India made Micah cry….It wasn’t the makeshift blue shanties and lean-tos, or the women thrashing clothes on rocks, the men squatting to defecate in the shade of Peepal trees, or the naked, cinnamon-colored children cooling themselves in puddles–all this was too familiar, even nostalgically comforting, to faze her. What wrenched her, instead, was the unnatural landscape of the poverty: the scale, the density, all the degraded details. The coolant-green, battery-acid-yellow swirls in the puddle those children were cooling in. The mustardy burning-trash haze that strangled the breeze those women were sucking into their lungs as they paused between thrashings. And the hunger: the everywhere night-and-day hunger that seemed to her so impossible – how could so many be so hungry and contaminated, yet the earth still be spinning, the newspapers publishing, the factories factory-ing, the lovers loving, the preachers preaching? How could God justify this lopsidedness, with endless Hamburger Helper granted to one side of the world and what looked like nothing to the other?—and yet so insurmountable, so unrelievable at the same time? It can’t be like this but it is; it must change but it can’t.
– Want Not by Jonathan Miles, p.182
A more serendipitous find than Jonathan Miles’ new novel Want Not I have not enjoyed in recent years.
Want Not – I Want
Want Not lay forlorn in the New Arrivals section of my local library.
The title and jacket lack the gaudy design to get the book to easily jump from the shelf into readers’ hands.
And Jonathan Miles, the author, is still unknown quantity to many.
Let alone reading him in the past, I had not even read about Miles.
On a lark I picked up Want Not little realizing the huge favor I was doing myself.
Clearly the product of years of labor, Want Not is Miles’ second novel (Dear American Airlines was his first).
Want & Waste
For much of human history, wants of average people were limited, largely I suppose because there were not many things around to want.
With the industrial revolution, rapid pace of technological developments and growing prosperity has come an endless supply of goods to fuel our wants.

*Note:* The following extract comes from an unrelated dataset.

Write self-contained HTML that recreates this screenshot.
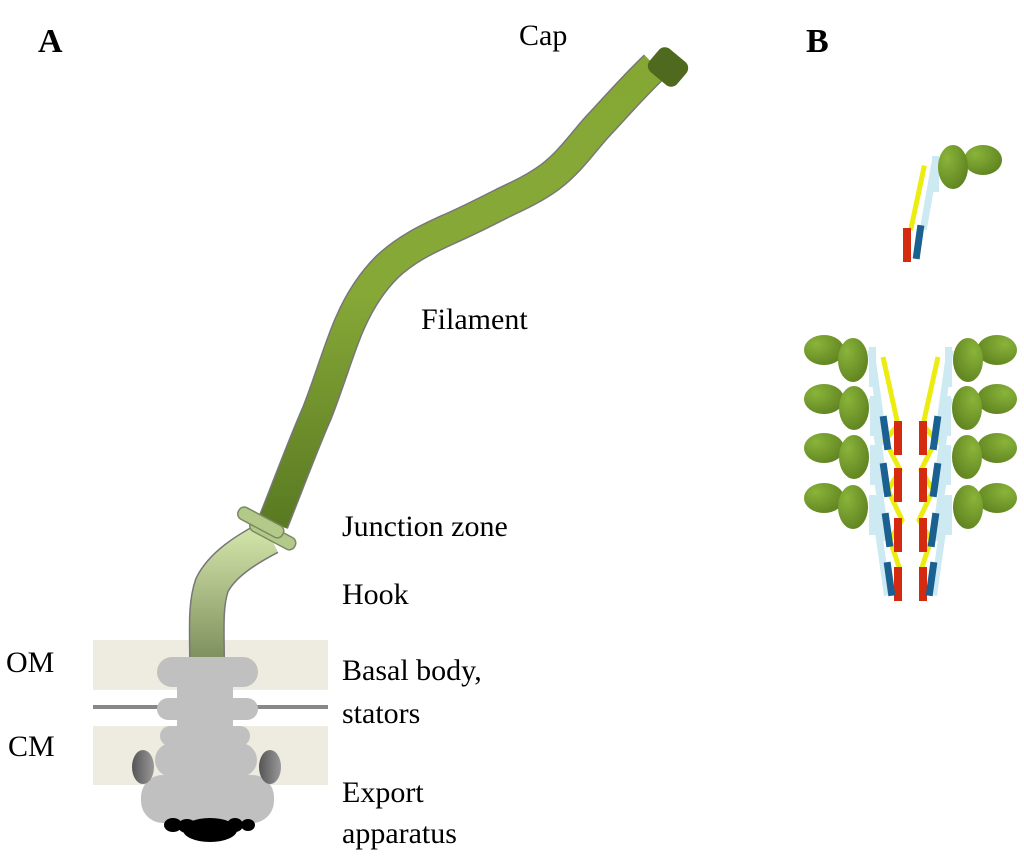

The novel is loosely about the two Ws that dominate our lives in the current age – Want and Waste (including the horror of nuclear waste that one of the characters in the book grapples with).
The modern era is distinguished from earlier ages by Insatiable Want and Incomprehensible Waste.
One inevitably follows the other.
There would not be a vast stinking wasteland of trash around every city nor huge trash bags outside every home on trash pickup days were not our wants limitless.
Want and Waste bother few of us.
But they bother Jonathan Miles a lot since Want and Waste are the broad framework in which he sets his main characters and their stories.
The urban scavengers Micah and her boyfriend Talmadge, the linguist Elwin Cross and his Alzheimer’s ridden father, the troubled young girl Alexis, her debt collector step-father Dave, shopaholic mom Sara and aunt Liz, Talmadge’s recidivist friend Matty, and Elwin’s man-boy neighbor Christopher are a motley but interesting lot.
At close quarters, I suppose every life, including that of average Joes who make up 99% of the world, is interesting in its own way.
And Miles’ fine writing makes each of his main ordinary characters (as well as the several lesser ordinary characters) jump to life and leap out of the pages.
Broadly, there are three stories in the book and not that big a connection between them except to some degree toward the end.
Miles’ writing is excellent all through and, to my immense delight, often bitingly sarcastic.
At the end of the book, I felt civilization, if that’s we have now, is terribly overrated.
Of course, there’s an Indian thread in the book.
Don’t all great works in the world have an Indian connection? 😉
Micah makes a trip to India, visiting Mumbai, Varanasi, Haridwar, Chennai and Mangalore, makes love in a poppy field outside Bundi (Rajasthan) with her girlfriend Leah, chews paan, turns vegetarian and while riding the train from Mangalore to Mumbai makes the depressing discovery that the sea of plastic trash bags by the tracks did not save the Indian elephant from their miserable fate.
Plastic had triumphed, and not in a pretty way!
I greatly enjoyed Want Not.
This is one of the rare books I Want to read a second time.
I hope Jonathan Miles will forgive me for wanting more of his fine novel! 😉
Want Not is available at most U.S. libraries.